Collective identity politics

The term “identity politics” is missing an important word. It’s collective identity politics. Who you are is an individual matter, but the culture is full of claims that your identity is your group membership. If you subscribe to identity politics, you’re supposed to think not for yourself, but according to someone’s group stereotype. You have to follow only your own group’s traditions; adopting and enjoying other people’s is “cultural appropriation.” It’s supposedly a great revelation when you stop thinking of yourself as a human being and start thinking of yourself as a member of a race.

Lately we’ve seen identity politics taken to its logical conclusion, with white nationalists coming out of the woodwork. In Washington, DC, Richard B. Spencer declaimed, “Hail Trump! Hail our people! Hail victory!” In German, that would be “Heil Trump! Heil unserem Volk! Sieg heil!” He was answered with applause and Nazi salutes. (YouTube video; may be nausea-inducing.)

In an interview on the NPR site, Spencer embraced identity politics: “But I respect identitarians of other races. And I actually can see eye to eye with them in a way that your average conservative can’t.” (Not that it’s plausible that someone who cribs from Hitler respects anyone of other races.)

You’d think that collective identity politics would die of shame after his performance in Washington, but it’s still alive and well.

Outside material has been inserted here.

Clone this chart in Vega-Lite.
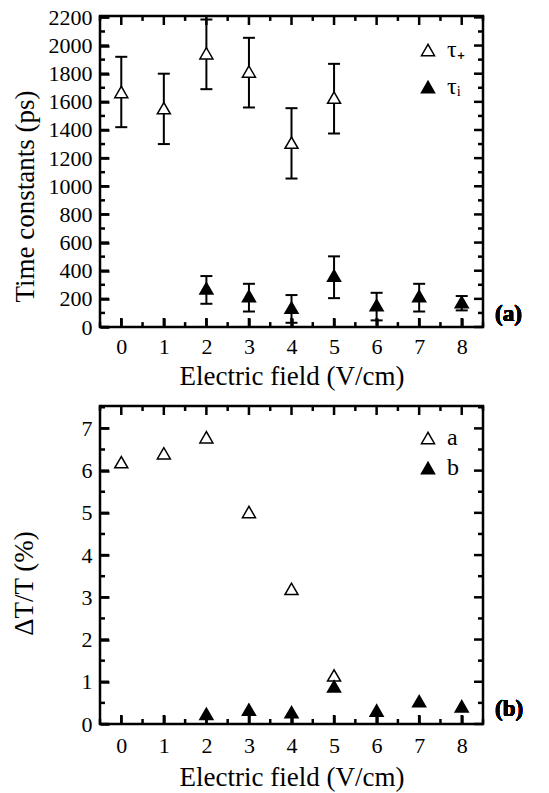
{
  "$schema": "https://vega.github.io/schema/vega-lite/v6.json",
  "autosize": {"type": "pad"},
  "padding": {"left": 8, "top": 5, "right": 0, "bottom": 0},
  "background": "white",
  "datasets": {
    "tc": [
      {"E": 0, "tau": 1670, "lo": 1420, "hi": 1920, "s": "τ₊"},
      {"E": 1, "tau": 1555, "lo": 1300, "hi": 1800, "s": "τ₊"},
      {"E": 2, "tau": 1945, "lo": 1690, "hi": 2185, "s": "τ₊"},
      {"E": 3, "tau": 1815, "lo": 1560, "hi": 2055, "s": "τ₊"},
      {"E": 4, "tau": 1310, "lo": 1055, "hi": 1555, "s": "τ₊"},
      {"E": 5, "tau": 1630, "lo": 1375, "hi": 1870, "s": "τ₊"},
      {"E": 2, "tau": 275, "lo": 165, "hi": 362, "s": "τᵢ"},
      {"E": 3, "tau": 220, "lo": 110, "hi": 307, "s": "τᵢ"},
      {"E": 4, "tau": 137, "lo": 30, "hi": 227, "s": "τᵢ"},
      {"E": 5, "tau": 365, "lo": 205, "hi": 502, "s": "τᵢ"},
      {"E": 6, "tau": 155, "lo": 47, "hi": 243, "s": "τᵢ"},
      {"E": 7, "tau": 220, "lo": 110, "hi": 307, "s": "τᵢ"},
      {"E": 8, "tau": 177, "lo": 118, "hi": 220, "s": "τᵢ"}
    ],
    "dt": [
      {"E": 0, "v": 6.2, "s": "a"},
      {"E": 1, "v": 6.41, "s": "a"},
      {"E": 2, "v": 6.79, "s": "a"},
      {"E": 3, "v": 5.02, "s": "a"},
      {"E": 4, "v": 3.2, "s": "a"},
      {"E": 5, "v": 1.15, "s": "a"},
      {"E": 2, "v": 0.24, "s": "b"},
      {"E": 3, "v": 0.34, "s": "b"},
      {"E": 4, "v": 0.28, "s": "b"},
      {"E": 5, "v": 0.89, "s": "b"},
      {"E": 6, "v": 0.32, "s": "b"},
      {"E": 7, "v": 0.54, "s": "b"},
      {"E": 8, "v": 0.42, "s": "b"}
    ],
    "xmaj": [{"p": 0}, {"p": 1}, {"p": 2}, {"p": 3}, {"p": 4}, {"p": 5}, {"p": 6}, {"p": 7}, {"p": 8}],
    "xmin": [{"p": -0.5}, {"p": 0.5}, {"p": 1.5}, {"p": 2.5}, {"p": 3.5}, {"p": 4.5}, {"p": 5.5}, {"p": 6.5}, {"p": 7.5}, {"p": 8.5}],
    "y1maj": [{"p": 0}, {"p": 200}, {"p": 400}, {"p": 600}, {"p": 800}, {"p": 1000}, {"p": 1200}, {"p": 1400}, {"p": 1600}, {"p": 1800}, {"p": 2000}, {"p": 2200}],
    "y1min": [{"p": 100}, {"p": 300}, {"p": 500}, {"p": 700}, {"p": 900}, {"p": 1100}, {"p": 1300}, {"p": 1500}, {"p": 1700}, {"p": 1900}, {"p": 2100}],
    "y2maj": [{"p": 0}, {"p": 1}, {"p": 2}, {"p": 3}, {"p": 4}, {"p": 5}, {"p": 6}, {"p": 7}],
    "y2min": [{"p": 0.5}, {"p": 1.5}, {"p": 2.5}, {"p": 3.5}, {"p": 4.5}, {"p": 5.5}, {"p": 6.5}, {"p": 7.5}]
  },
  "vconcat": [
    {
      "width": 383,
      "height": 311,
      "data": {"name": "tc"},
      "resolve": {"axis": {"x": "independent", "y": "independent"}},
      "layer": [
        {
          "mark": {"type": "rule", "strokeWidth": 2, "color": "black"},
          "encoding": {
            "x": {"field": "E", "type": "quantitative", "scale": {"domain": [-0.5, 8.5], "nice": false, "zero": false},
              "axis": {"orient": "bottom", "values": [0, 1, 2, 3, 4, 5, 6, 7, 8], "ticks": true, "tickColor": "#000000", "tickWidth": 2.5, "offset": -9, "tickSize": 9, "format": "d",
                "labelPadding": 9, "title": "Electric field (V/cm)", "titleBaseline": "alphabetic", "titleY": 66}},
            "y": {"field": "lo", "type": "quantitative", "scale": {"domain": [0, 2210], "nice": false},
              "axis": {"orient": "left", "values": [0,200,400,600,800,1000,1200,1400,1600,1800,2000,2200], "ticks": true, "tickColor": "#000000", "tickWidth": 2.5, "offset": -9, "tickSize": 9, "format": "d",
                "labelPadding": 8, "title": "Time constants (ps)", "titleX": -70, "titleY": 180}},
            "y2": {"field": "hi"}
          }
        },
        {
          "mark": {"type": "tick", "orient": "horizontal", "size": 12, "thickness": 2, "color": "black", "opacity": 1},
          "encoding": {
            "x": {"field": "E", "type": "quantitative", "axis": null},
            "y": {"field": "lo", "type": "quantitative", "axis": null}
          }
        },
        {
          "mark": {"type": "tick", "orient": "horizontal", "size": 12, "thickness": 2, "color": "black", "opacity": 1},
          "encoding": {
            "x": {"field": "E", "type": "quantitative", "axis": null},
            "y": {"field": "hi", "type": "quantitative", "axis": null}
          }
        },
        {
          "data": {"name": "xmaj"},
          "mark": {"type": "rule", "strokeWidth": 2.5, "color": "black"},
          "encoding": {
            "x": {"field": "p", "type": "quantitative", "axis": null},
            "y": {"datum": 0, "type": "quantitative", "axis": null},
            "y2": {"datum": 64}
          }
        },
        {
          "data": {"name": "xmin"},
          "mark": {"type": "rule", "strokeWidth": 2.5, "color": "black"},
          "encoding": {
            "x": {"field": "p", "type": "quantitative", "axis": null},
            "y": {"datum": 0, "type": "quantitative", "axis": null},
            "y2": {"datum": 35}
          }
        },
        {
          "data": {"name": "xmaj"},
          "mark": {"type": "rule", "strokeWidth": 2.5, "color": "black"},
          "encoding": {
            "x": {"field": "p", "type": "quantitative", "axis": null},
            "y": {"datum": 2210, "type": "quantitative", "axis": null},
            "y2": {"datum": 2146}
          }
        },
        {
          "data": {"name": "xmin"},
          "mark": {"type": "rule", "strokeWidth": 2.5, "color": "black"},
          "encoding": {
            "x": {"field": "p", "type": "quantitative", "axis": null},
            "y": {"datum": 2210, "type": "quantitative", "axis": null},
            "y2": {"datum": 2175}
          }
        },
        {
          "data": {"name": "y1maj"},
          "mark": {"type": "rule", "strokeWidth": 2.5, "color": "black"},
          "encoding": {
            "y": {"field": "p", "type": "quantitative", "axis": null},
            "x": {"datum": -0.5, "type": "quantitative", "axis": null},
            "x2": {"datum": -0.288}
          }
        },
        {
          "data": {"name": "y1min"},
          "mark": {"type": "rule", "strokeWidth": 2.5, "color": "black"},
          "encoding": {
            "y": {"field": "p", "type": "quantitative", "axis": null},
            "x": {"datum": -0.5, "type": "quantitative", "axis": null},
            "x2": {"datum": -0.3825}
          }
        },
        {
          "data": {"name": "y1maj"},
          "mark": {"type": "rule", "strokeWidth": 2.5, "color": "black"},
          "encoding": {
            "y": {"field": "p", "type": "quantitative", "axis": null},
            "x": {"datum": 8.5, "type": "quantitative", "axis": null},
            "x2": {"datum": 8.288}
          }
        },
        {
          "data": {"name": "y1min"},
          "mark": {"type": "rule", "strokeWidth": 2.5, "color": "black"},
          "encoding": {
            "y": {"field": "p", "type": "quantitative", "axis": null},
            "x": {"datum": 8.5, "type": "quantitative", "axis": null},
            "x2": {"datum": 8.3825}
          }
        },
        {
          "mark": {"type": "point", "shape": "triangle-up", "filled": true, "stroke": "black", "strokeWidth": 1.5, "size": 170, "opacity": 1},
          "encoding": {
            "x": {"field": "E", "type": "quantitative", "axis": null},
            "y": {"field": "tau", "type": "quantitative", "axis": null},
            "fill": {"field": "s", "type": "nominal", "scale": {"domain": ["τ₊", "τᵢ"], "range": ["white", "black"]},
              "legend": {"orient": "none", "legendX": 316, "legendY": 22, "rowPadding": 13, "title": null}}
          }
        },
        {
          "mark": {"type": "text", "text": "(a)", "fontSize": 23, "fontWeight": "bold", "align": "left", "baseline": "middle", "dx": 12},
          "encoding": {
            "x": {"datum": 8.5, "type": "quantitative", "axis": null},
            "y": {"datum": 92, "type": "quantitative", "axis": null}
          }
        }
      ]
    },
    {
      "width": 383,
      "height": 318,
      "data": {"name": "dt"},
      "resolve": {"axis": {"x": "independent", "y": "independent"}},
      "layer": [
        {
          "data": {"name": "xmaj"},
          "mark": {"type": "rule", "strokeWidth": 2.5, "color": "black"},
          "encoding": {
            "x": {"field": "p", "type": "quantitative", "scale": {"domain": [-0.5, 8.5], "nice": false, "zero": false},
              "axis": {"orient": "bottom", "values": [0, 1, 2, 3, 4, 5, 6, 7, 8], "ticks": true, "tickColor": "#000000", "tickWidth": 2.5, "offset": -9, "tickSize": 9, "format": "d",
                "labelPadding": 11, "title": "Electric field (V/cm)", "titleBaseline": "alphabetic", "titleY": 70}},
            "y": {"datum": 0, "type": "quantitative", "scale": {"domain": [0, 7.53], "nice": false},
              "axis": {"orient": "left", "values": [0, 1, 2, 3, 4, 5, 6, 7], "ticks": true, "tickColor": "#000000", "tickWidth": 2.5, "offset": -9, "tickSize": 9, "format": "d",
                "labelPadding": 8, "title": "ΔT/T (%)", "titleX": -71, "titleY": 177}},
            "y2": {"datum": 0.213}
          }
        },
        {
          "data": {"name": "xmin"},
          "mark": {"type": "rule", "strokeWidth": 2.5, "color": "black"},
          "encoding": {
            "x": {"field": "p", "type": "quantitative", "axis": null},
            "y": {"datum": 0, "type": "quantitative", "axis": null},
            "y2": {"datum": 0.118}
          }
        },
        {
          "data": {"name": "xmaj"},
          "mark": {"type": "rule", "strokeWidth": 2.5, "color": "black"},
          "encoding": {
            "x": {"field": "p", "type": "quantitative", "axis": null},
            "y": {"datum": 7.53, "type": "quantitative", "axis": null},
            "y2": {"datum": 7.317}
          }
        },
        {
          "data": {"name": "xmin"},
          "mark": {"type": "rule", "strokeWidth": 2.5, "color": "black"},
          "encoding": {
            "x": {"field": "p", "type": "quantitative", "axis": null},
            "y": {"datum": 7.53, "type": "quantitative", "axis": null},
            "y2": {"datum": 7.412}
          }
        },
        {
          "data": {"name": "y2maj"},
          "mark": {"type": "rule", "strokeWidth": 2.5, "color": "black"},
          "encoding": {
            "y": {"field": "p", "type": "quantitative", "axis": null},
            "x": {"datum": -0.5, "type": "quantitative", "axis": null},
            "x2": {"datum": -0.288}
          }
        },
        {
          "data": {"name": "y2min"},
          "mark": {"type": "rule", "strokeWidth": 2.5, "color": "black"},
          "encoding": {
            "y": {"field": "p", "type": "quantitative", "axis": null},
            "x": {"datum": -0.5, "type": "quantitative", "axis": null},
            "x2": {"datum": -0.3825}
          }
        },
        {
          "data": {"name": "y2maj"},
          "mark": {"type": "rule", "strokeWidth": 2.5, "color": "black"},
          "encoding": {
            "y": {"field": "p", "type": "quantitative", "axis": null},
            "x": {"datum": 8.5, "type": "quantitative", "axis": null},
            "x2": {"datum": 8.288}
          }
        },
        {
          "data": {"name": "y2min"},
          "mark": {"type": "rule", "strokeWidth": 2.5, "color": "black"},
          "encoding": {
            "y": {"field": "p", "type": "quantitative", "axis": null},
            "x": {"datum": 8.5, "type": "quantitative", "axis": null},
            "x2": {"datum": 8.3825}
          }
        },
        {
          "mark": {"type": "point", "shape": "triangle-up", "filled": true, "stroke": "black", "strokeWidth": 1.5, "size": 170, "opacity": 1},
          "encoding": {
            "x": {"field": "E", "type": "quantitative", "axis": null},
            "y": {"field": "v", "type": "quantitative", "axis": null},
            "fill": {"field": "s", "type": "nominal", "scale": {"domain": ["a", "b"], "range": ["white", "black"]},
              "legend": {"orient": "none", "legendX": 316, "legendY": 20, "rowPadding": 6, "title": null}}
          }
        },
        {
          "mark": {"type": "text", "text": "(b)", "fontSize": 23, "fontWeight": "bold", "align": "left", "baseline": "middle", "dx": 12},
          "encoding": {
            "x": {"datum": 8.5, "type": "quantitative", "axis": null},
            "y": {"datum": 0.36, "type": "quantitative", "axis": null}
          }
        }
      ]
    }
  ],
  "spacing": 79,
  "bounds": "flush",
  "resolve": {"scale": {"fill": "independent"}, "legend": {"fill": "independent"}},
  "config": {
    "font": "Liberation Serif",
    "view": {"stroke": "black", "strokeWidth": 2.5},
    "axis": {
      "domainOpacity": 0,
      "gridOpacity": 0,
      "labelFont": "Liberation Serif",
      "labelFontSize": 22,
      "labelColor": "black",
      "labelFlush": false,
      "labelOverlap": false,
      "titleFont": "Liberation Serif",
      "titleFontSize": 27,
      "titleFontWeight": "normal",
      "titleColor": "black"
    },
    "legend": {
      "symbolType": "triangle-up",
      "symbolStrokeColor": "black",
      "symbolStrokeWidth": 1.5,
      "symbolSize": 170,
      "labelFont": "Liberation Serif",
      "labelFontSize": 24,
      "labelColor": "black",
      "labelOffset": 7,
      "padding": 0
    }
  }
}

In fact, we’re still being told that opposing it is racist.

A person’s identity is individual, not collective. Group memberships are a part of it, but they don’t define it. The values people hold and the actions they take are a far more important part of their identity than their appearance or language. The notion that people are their skin color or ancestry is a vile notion that belongs in the trash. The smear that opponents of collective identity politics are racists deserves worse, but punching people in the mouth for what they say is still wrong.